Copy exactly the lines from the beginning of the data down to and including the line holding "7.05, 2.0, 2.0, 0.6, 0.6, 0.3, 0.3, 0.65, 0.65];", without any pictures.
=====
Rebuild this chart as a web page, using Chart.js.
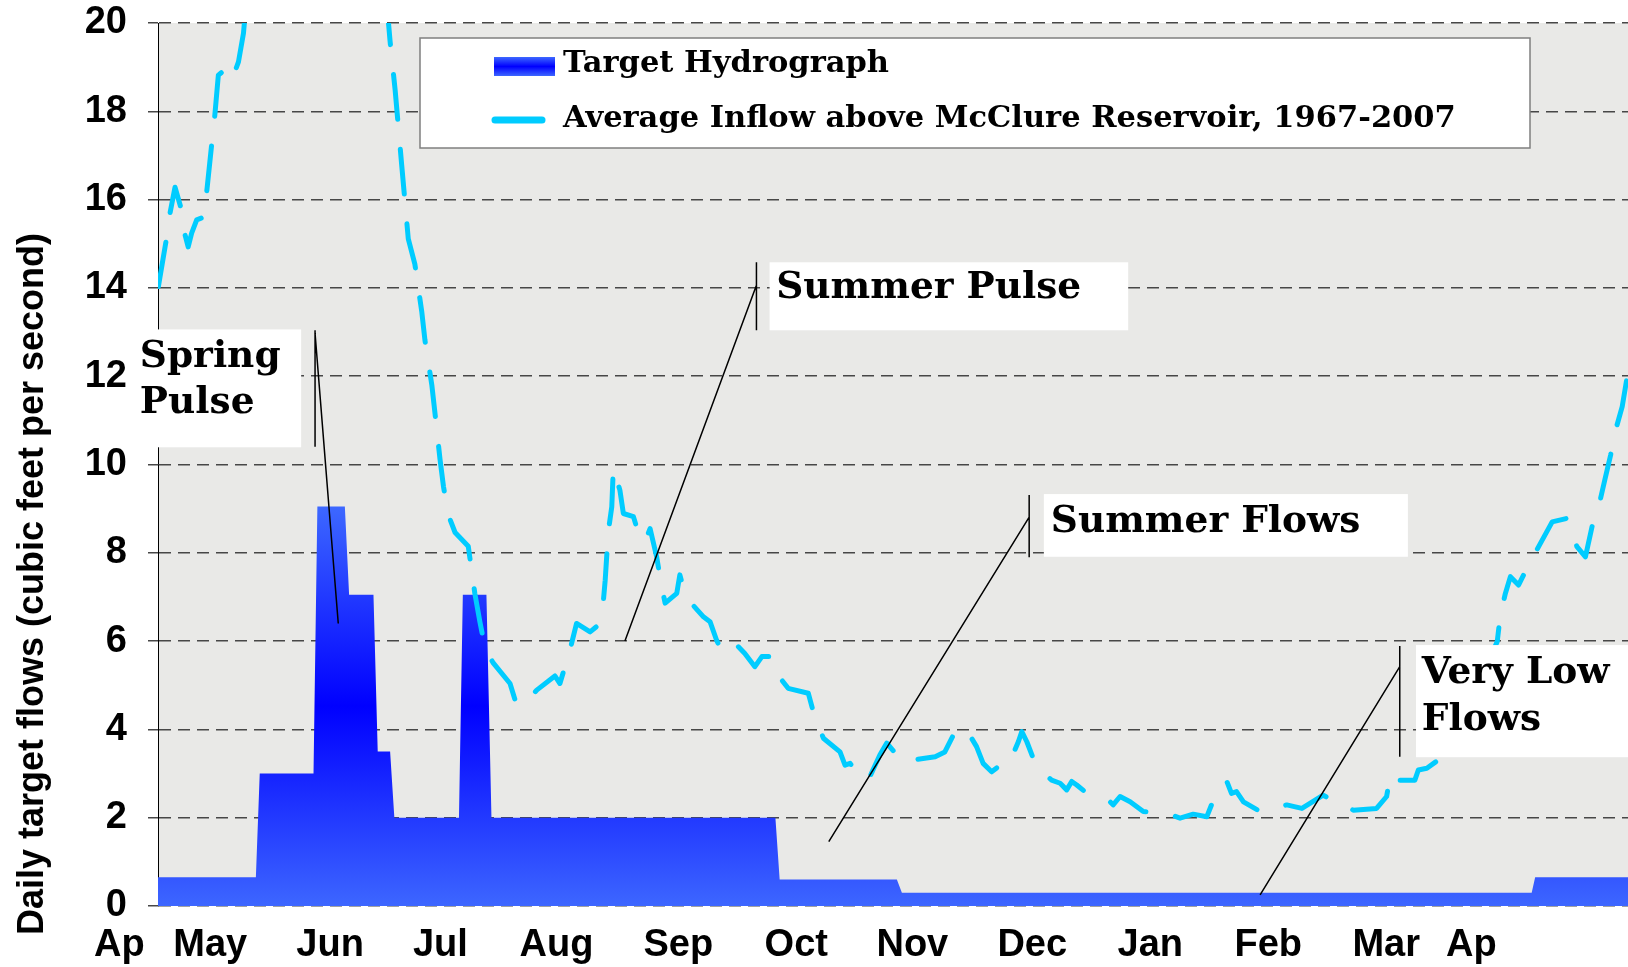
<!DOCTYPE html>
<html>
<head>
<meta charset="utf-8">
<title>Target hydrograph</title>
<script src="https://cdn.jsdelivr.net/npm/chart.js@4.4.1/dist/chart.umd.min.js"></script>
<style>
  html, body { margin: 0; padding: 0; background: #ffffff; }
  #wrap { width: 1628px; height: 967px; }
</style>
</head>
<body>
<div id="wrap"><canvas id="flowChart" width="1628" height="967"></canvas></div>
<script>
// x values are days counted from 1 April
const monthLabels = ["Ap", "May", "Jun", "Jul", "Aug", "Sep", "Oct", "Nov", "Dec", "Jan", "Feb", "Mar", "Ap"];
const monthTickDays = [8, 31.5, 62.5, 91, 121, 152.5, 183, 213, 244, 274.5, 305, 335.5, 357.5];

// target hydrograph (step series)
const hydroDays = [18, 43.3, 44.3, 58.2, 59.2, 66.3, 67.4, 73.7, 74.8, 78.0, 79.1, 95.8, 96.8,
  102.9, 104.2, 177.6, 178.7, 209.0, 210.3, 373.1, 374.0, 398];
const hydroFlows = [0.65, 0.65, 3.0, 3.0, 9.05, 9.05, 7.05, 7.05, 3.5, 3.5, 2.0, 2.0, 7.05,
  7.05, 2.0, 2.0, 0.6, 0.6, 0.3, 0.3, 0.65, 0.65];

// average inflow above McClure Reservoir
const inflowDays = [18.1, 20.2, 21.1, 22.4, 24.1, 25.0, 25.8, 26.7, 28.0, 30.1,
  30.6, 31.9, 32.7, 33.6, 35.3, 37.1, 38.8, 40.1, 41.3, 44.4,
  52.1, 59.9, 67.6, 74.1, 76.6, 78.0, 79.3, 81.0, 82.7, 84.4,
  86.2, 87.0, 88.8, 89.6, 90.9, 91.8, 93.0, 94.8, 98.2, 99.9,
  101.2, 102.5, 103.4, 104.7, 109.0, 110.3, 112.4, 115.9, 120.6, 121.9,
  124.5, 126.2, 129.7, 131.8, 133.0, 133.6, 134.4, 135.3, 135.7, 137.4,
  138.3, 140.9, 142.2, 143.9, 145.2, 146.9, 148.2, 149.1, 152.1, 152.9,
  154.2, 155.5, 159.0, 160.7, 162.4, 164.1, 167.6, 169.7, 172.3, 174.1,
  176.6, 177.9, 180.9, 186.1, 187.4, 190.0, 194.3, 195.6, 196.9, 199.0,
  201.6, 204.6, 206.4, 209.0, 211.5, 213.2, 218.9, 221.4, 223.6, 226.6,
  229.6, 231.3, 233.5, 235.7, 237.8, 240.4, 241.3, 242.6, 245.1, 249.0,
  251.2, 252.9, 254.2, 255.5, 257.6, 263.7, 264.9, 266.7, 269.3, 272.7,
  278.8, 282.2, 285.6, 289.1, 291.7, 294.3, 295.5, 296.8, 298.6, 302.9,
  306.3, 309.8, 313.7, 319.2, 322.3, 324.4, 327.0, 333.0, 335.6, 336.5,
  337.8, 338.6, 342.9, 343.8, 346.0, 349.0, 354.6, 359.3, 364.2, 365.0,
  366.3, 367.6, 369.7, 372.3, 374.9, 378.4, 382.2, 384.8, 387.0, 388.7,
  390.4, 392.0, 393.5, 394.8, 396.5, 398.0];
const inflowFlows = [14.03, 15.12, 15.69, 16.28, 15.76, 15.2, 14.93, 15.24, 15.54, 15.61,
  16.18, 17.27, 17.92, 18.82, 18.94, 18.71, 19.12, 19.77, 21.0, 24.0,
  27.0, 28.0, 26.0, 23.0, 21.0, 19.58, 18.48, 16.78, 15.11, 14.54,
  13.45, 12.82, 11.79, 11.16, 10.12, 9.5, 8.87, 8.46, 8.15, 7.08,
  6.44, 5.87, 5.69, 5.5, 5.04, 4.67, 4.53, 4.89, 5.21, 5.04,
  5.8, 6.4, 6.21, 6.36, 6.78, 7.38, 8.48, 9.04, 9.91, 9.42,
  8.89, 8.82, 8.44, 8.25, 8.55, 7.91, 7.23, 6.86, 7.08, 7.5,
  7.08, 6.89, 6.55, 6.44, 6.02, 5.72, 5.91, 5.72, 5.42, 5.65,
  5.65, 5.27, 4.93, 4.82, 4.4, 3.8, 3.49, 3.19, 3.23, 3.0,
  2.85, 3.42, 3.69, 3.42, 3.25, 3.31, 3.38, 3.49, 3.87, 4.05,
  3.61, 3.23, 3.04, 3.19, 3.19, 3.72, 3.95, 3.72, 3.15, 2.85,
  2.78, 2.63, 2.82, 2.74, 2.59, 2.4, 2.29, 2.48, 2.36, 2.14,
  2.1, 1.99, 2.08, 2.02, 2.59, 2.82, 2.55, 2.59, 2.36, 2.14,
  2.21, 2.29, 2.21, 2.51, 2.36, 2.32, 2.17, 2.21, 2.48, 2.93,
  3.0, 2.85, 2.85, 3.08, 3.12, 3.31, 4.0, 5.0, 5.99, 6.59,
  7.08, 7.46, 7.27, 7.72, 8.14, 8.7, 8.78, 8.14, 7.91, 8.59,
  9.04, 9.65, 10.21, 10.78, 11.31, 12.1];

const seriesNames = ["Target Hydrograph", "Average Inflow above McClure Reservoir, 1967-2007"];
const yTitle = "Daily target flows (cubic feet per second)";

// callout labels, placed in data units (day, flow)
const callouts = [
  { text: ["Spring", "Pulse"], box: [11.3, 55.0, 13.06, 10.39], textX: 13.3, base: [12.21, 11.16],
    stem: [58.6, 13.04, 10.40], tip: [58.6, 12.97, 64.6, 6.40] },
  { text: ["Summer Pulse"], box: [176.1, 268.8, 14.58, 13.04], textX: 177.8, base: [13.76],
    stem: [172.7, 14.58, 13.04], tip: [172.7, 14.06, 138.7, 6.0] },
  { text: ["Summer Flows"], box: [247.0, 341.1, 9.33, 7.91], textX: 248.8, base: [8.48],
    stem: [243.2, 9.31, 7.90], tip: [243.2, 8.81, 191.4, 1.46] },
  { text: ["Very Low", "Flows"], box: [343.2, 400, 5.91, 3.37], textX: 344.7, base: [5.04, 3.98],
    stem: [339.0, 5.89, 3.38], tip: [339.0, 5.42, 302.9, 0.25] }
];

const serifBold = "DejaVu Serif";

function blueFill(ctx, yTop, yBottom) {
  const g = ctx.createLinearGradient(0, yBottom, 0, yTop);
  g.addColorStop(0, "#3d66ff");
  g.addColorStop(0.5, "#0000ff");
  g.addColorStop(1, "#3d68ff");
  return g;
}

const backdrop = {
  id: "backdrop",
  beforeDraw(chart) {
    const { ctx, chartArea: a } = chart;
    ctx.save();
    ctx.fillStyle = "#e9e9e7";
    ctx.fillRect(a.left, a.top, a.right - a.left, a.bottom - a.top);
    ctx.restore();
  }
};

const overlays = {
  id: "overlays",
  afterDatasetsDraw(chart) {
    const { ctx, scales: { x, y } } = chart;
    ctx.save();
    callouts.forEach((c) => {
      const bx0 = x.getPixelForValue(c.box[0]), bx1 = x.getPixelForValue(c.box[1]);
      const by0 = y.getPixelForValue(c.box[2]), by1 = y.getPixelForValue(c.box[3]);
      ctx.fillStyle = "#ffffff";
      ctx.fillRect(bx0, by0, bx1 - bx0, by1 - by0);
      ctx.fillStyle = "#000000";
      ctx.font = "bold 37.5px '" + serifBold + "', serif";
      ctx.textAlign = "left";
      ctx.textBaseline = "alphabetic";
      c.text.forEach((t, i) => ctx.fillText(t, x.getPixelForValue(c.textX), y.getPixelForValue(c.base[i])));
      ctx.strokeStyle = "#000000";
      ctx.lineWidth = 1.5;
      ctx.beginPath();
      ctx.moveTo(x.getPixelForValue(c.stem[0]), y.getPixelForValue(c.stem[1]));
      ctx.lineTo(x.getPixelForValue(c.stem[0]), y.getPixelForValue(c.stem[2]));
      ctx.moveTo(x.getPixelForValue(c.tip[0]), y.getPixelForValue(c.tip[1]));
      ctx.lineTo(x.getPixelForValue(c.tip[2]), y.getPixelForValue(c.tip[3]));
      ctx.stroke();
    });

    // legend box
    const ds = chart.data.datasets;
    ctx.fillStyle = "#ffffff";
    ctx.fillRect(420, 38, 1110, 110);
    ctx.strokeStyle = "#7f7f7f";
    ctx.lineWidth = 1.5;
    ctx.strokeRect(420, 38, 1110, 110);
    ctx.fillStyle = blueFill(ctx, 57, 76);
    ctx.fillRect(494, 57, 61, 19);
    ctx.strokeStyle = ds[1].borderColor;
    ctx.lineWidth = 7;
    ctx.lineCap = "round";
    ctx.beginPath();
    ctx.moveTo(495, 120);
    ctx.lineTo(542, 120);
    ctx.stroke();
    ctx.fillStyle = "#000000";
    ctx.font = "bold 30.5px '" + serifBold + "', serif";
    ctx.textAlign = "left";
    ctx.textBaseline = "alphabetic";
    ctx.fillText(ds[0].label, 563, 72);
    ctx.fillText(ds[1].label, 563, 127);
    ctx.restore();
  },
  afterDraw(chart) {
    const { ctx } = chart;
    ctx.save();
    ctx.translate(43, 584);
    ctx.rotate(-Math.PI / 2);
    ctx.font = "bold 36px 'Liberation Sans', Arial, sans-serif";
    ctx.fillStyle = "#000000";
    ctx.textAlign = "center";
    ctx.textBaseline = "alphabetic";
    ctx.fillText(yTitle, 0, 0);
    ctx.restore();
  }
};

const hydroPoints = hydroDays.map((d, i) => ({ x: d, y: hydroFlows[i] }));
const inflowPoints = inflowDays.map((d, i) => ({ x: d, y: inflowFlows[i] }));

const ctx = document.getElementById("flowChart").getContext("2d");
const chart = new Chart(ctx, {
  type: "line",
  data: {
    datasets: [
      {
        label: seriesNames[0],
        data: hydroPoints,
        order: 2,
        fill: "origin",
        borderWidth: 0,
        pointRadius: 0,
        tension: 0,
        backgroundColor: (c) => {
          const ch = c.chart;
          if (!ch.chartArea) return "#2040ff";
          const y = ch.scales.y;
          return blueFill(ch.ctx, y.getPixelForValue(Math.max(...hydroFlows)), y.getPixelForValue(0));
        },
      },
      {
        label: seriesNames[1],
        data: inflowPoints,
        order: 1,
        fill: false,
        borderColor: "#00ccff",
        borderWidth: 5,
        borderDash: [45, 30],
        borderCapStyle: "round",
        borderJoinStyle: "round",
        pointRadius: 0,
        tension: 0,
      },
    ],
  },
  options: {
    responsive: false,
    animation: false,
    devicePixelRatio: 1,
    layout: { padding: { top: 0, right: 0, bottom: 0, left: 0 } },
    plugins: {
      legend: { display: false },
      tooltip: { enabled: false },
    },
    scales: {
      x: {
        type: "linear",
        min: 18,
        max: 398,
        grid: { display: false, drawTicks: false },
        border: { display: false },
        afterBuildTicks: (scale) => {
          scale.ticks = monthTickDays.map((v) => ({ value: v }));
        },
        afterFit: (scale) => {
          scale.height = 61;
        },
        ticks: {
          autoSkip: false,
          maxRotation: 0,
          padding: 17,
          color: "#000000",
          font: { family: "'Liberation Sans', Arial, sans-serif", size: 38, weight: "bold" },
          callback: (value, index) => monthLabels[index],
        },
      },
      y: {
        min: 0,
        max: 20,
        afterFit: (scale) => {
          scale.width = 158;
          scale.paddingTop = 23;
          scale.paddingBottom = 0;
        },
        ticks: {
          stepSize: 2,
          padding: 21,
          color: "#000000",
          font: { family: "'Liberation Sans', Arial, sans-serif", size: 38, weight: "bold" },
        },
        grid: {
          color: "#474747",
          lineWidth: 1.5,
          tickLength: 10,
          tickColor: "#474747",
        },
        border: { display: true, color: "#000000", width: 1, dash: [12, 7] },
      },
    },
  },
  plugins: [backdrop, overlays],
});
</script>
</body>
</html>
=====
*Result of this task*:
Rebuild this chart as a web page, using Chart.js.
<!DOCTYPE html>
<html>
<head>
<meta charset="utf-8">
<title>Target hydrograph</title>
<script src="https://cdn.jsdelivr.net/npm/chart.js@4.4.1/dist/chart.umd.min.js"></script>
<style>
  html, body { margin: 0; padding: 0; background: #ffffff; }
  #wrap { width: 1628px; height: 967px; }
</style>
</head>
<body>
<div id="wrap"><canvas id="flowChart" width="1628" height="967"></canvas></div>
<script>
// x values are days counted from 1 April
const monthLabels = ["Ap", "May", "Jun", "Jul", "Aug", "Sep", "Oct", "Nov", "Dec", "Jan", "Feb", "Mar", "Ap"];
const monthTickDays = [8, 31.5, 62.5, 91, 121, 152.5, 183, 213, 244, 274.5, 305, 335.5, 357.5];

// target hydrograph (step series)
const hydroDays = [18, 43.3, 44.3, 58.2, 59.2, 66.3, 67.4, 73.7, 74.8, 78.0, 79.1, 95.8, 96.8,
  102.9, 104.2, 177.6, 178.7, 209.0, 210.3, 373.1, 374.0, 398];
const hydroFlows = [0.65, 0.65, 3.0, 3.0, 9.05, 9.05, 7.05, 7.05, 3.5, 3.5, 2.0, 2.0, 7.05,
  7.05, 2.0, 2.0, 0.6, 0.6, 0.3, 0.3, 0.65, 0.65];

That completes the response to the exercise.